## EXERCISE MATERIAL
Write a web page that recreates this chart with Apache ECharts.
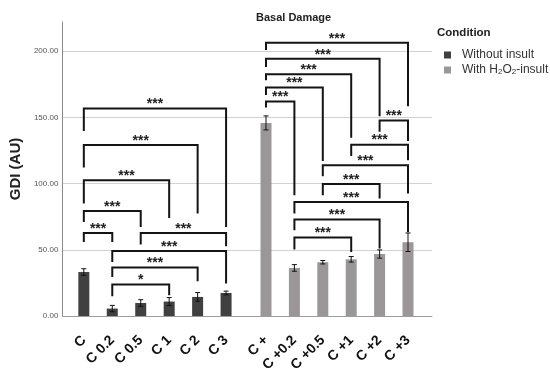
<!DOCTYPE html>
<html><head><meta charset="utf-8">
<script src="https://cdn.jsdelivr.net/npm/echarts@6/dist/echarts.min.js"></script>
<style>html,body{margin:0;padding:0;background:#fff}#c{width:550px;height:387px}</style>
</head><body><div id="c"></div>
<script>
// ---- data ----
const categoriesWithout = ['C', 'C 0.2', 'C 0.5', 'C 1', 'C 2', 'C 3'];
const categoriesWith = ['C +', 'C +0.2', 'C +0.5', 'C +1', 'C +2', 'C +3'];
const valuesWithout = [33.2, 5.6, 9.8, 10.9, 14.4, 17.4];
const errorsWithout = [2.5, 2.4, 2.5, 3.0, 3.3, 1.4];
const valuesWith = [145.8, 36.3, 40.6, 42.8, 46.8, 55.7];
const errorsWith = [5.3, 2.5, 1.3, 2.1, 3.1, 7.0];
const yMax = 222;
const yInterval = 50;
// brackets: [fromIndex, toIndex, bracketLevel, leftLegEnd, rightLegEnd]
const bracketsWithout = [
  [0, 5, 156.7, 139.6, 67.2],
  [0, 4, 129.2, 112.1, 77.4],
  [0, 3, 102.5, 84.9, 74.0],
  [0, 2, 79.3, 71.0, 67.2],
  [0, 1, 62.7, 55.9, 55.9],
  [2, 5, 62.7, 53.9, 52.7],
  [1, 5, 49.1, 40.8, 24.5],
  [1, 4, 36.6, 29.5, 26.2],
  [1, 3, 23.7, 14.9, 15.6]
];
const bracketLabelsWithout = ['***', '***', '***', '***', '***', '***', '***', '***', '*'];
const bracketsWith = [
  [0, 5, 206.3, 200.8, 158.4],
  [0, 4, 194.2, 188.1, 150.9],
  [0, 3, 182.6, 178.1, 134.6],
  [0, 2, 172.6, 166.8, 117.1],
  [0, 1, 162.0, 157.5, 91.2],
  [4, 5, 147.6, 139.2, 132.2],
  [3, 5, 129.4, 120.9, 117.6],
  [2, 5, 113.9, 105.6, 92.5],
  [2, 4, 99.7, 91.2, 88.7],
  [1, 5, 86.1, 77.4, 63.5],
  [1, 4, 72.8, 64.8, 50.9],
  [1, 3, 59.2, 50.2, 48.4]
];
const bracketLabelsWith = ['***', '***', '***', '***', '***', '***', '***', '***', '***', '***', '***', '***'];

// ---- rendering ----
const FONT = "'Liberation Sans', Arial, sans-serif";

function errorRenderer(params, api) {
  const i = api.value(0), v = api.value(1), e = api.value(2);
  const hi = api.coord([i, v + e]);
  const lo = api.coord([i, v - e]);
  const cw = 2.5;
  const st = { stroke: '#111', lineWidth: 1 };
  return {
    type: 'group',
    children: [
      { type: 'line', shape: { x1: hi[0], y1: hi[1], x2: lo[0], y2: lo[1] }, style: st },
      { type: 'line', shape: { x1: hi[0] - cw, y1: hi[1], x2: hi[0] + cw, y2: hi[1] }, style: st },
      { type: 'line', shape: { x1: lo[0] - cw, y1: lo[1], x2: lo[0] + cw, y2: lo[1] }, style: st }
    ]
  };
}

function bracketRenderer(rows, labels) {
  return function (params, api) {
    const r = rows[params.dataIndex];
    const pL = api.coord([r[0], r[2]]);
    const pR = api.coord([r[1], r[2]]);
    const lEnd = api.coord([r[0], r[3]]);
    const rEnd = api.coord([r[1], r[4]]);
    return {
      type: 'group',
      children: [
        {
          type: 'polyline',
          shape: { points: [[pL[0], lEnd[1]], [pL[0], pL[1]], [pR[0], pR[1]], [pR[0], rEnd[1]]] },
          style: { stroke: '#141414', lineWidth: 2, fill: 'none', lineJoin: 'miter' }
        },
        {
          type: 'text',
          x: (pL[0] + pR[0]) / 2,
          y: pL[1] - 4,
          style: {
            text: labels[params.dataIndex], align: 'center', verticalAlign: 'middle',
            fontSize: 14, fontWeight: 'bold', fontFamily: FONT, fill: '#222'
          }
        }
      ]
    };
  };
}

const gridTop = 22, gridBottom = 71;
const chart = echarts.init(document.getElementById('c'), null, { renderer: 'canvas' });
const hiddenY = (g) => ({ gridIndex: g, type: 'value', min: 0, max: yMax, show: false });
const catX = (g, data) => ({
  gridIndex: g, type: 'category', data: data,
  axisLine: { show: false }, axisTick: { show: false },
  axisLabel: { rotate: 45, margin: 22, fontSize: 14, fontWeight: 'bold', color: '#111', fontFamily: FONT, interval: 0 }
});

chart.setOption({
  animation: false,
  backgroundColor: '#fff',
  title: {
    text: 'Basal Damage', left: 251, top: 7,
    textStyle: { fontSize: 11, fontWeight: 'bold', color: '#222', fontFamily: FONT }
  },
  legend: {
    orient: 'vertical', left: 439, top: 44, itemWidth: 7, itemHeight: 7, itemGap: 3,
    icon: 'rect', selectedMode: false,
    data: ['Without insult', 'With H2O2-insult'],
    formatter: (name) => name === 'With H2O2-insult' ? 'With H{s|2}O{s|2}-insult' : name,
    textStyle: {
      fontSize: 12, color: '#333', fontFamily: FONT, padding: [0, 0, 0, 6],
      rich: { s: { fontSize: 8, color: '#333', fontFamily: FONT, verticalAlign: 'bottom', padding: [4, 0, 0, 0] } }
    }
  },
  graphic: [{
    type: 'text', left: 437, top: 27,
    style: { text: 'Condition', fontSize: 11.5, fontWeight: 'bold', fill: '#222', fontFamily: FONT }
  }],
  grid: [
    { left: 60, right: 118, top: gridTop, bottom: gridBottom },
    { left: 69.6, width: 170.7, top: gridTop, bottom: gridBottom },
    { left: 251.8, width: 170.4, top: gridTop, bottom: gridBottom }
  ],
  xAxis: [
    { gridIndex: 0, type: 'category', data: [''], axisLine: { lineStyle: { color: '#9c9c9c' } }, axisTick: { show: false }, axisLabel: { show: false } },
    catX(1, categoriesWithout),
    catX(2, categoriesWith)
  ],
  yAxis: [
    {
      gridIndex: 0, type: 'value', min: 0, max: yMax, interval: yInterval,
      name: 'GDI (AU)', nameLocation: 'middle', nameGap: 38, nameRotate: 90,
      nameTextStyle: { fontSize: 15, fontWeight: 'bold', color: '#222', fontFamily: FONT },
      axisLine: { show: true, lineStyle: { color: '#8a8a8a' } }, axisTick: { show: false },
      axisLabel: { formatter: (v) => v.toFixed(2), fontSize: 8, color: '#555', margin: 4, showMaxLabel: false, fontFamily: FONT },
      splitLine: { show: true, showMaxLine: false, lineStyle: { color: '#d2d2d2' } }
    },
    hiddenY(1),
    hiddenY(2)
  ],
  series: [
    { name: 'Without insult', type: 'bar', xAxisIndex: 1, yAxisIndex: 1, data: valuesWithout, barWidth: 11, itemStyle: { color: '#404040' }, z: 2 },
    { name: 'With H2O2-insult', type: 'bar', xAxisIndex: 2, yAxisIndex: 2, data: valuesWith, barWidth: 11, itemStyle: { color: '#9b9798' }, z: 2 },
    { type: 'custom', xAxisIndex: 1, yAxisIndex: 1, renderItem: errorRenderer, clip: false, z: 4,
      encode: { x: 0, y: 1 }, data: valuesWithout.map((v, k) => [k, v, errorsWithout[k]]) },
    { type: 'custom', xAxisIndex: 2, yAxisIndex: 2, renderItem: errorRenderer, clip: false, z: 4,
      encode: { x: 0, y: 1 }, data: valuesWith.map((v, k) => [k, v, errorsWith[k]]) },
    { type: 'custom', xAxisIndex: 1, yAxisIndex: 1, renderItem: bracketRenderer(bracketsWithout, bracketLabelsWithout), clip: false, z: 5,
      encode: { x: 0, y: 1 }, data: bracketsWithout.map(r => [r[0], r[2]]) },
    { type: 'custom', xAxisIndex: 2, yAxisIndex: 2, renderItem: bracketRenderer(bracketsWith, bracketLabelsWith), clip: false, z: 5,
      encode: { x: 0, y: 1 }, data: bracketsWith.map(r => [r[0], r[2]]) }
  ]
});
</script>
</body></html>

---

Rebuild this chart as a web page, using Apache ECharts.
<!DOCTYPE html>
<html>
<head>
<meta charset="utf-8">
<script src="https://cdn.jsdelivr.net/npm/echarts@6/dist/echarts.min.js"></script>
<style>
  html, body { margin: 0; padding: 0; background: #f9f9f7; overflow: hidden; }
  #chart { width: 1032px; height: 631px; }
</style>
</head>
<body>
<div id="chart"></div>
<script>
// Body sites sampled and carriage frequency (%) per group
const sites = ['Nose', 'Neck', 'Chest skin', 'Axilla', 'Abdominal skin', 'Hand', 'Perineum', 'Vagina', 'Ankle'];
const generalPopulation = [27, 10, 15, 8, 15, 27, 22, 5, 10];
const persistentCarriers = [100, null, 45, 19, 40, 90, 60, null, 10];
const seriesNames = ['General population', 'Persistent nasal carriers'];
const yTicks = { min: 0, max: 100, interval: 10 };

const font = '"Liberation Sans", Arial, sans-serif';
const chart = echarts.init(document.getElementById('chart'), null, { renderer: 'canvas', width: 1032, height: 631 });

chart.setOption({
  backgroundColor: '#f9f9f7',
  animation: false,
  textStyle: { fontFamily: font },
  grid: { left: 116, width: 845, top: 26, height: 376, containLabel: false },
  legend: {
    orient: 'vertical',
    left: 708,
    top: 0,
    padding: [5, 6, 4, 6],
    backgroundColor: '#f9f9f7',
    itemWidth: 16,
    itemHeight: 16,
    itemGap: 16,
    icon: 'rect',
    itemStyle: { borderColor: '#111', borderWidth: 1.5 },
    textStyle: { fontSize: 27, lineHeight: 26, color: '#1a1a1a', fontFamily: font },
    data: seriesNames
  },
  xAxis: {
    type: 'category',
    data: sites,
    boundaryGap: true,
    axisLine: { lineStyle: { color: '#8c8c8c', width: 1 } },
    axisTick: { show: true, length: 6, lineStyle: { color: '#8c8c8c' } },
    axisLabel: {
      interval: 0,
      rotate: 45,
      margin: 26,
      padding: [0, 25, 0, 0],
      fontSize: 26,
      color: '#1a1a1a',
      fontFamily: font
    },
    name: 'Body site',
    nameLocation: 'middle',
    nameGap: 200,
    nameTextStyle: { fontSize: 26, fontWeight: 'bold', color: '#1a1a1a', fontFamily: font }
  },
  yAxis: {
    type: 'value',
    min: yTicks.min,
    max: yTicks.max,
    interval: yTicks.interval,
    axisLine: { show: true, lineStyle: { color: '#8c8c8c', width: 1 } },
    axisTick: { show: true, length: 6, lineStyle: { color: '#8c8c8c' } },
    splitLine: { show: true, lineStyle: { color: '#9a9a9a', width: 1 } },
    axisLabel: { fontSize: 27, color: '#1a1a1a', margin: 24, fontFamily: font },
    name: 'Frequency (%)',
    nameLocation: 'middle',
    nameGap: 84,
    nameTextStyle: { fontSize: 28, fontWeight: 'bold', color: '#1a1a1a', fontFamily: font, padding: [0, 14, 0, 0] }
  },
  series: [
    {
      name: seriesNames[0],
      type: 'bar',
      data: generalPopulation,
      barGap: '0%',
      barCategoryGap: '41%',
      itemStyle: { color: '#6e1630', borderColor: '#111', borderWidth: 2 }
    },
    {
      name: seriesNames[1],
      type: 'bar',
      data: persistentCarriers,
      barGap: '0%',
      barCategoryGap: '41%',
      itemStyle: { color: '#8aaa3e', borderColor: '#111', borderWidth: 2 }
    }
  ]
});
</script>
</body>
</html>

* * *

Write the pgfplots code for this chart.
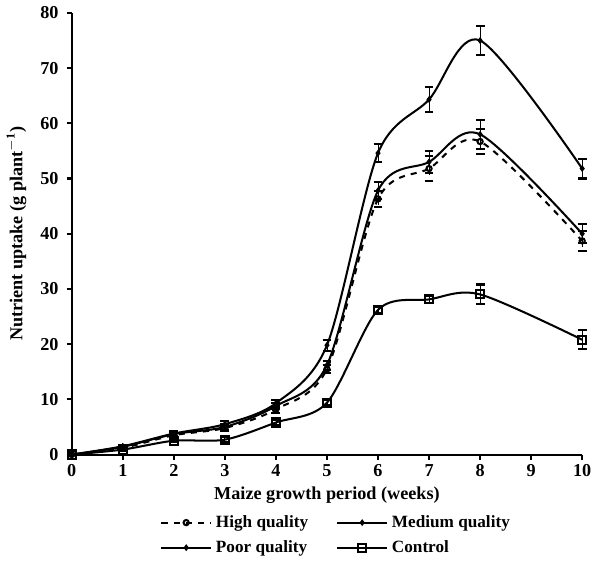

## TASK TO COMPLETE
Copy out exactly the lines running from the one with "Rebuild this chart" to the one with "1032, height: 631", including both ends, and nothing more.

## ANSWER BELOW
Rebuild this chart as a web page, using Apache ECharts.
<!DOCTYPE html>
<html>
<head>
<meta charset="utf-8">
<script src="https://cdn.jsdelivr.net/npm/echarts@6/dist/echarts.min.js"></script>
<style>
  html, body { margin: 0; padding: 0; background: #f9f9f7; overflow: hidden; }
  #chart { width: 1032px; height: 631px; }
</style>
</head>
<body>
<div id="chart"></div>
<script>
// Body sites sampled and carriage frequency (%) per group
const sites = ['Nose', 'Neck', 'Chest skin', 'Axilla', 'Abdominal skin', 'Hand', 'Perineum', 'Vagina', 'Ankle'];
const generalPopulation = [27, 10, 15, 8, 15, 27, 22, 5, 10];
const persistentCarriers = [100, null, 45, 19, 40, 90, 60, null, 10];
const seriesNames = ['General population', 'Persistent nasal carriers'];
const yTicks = { min: 0, max: 100, interval: 10 };

const font = '"Liberation Sans", Arial, sans-serif';
const chart = echarts.init(document.getElementById('chart'), null, { renderer: 'canvas', width: 1032, height: 631 });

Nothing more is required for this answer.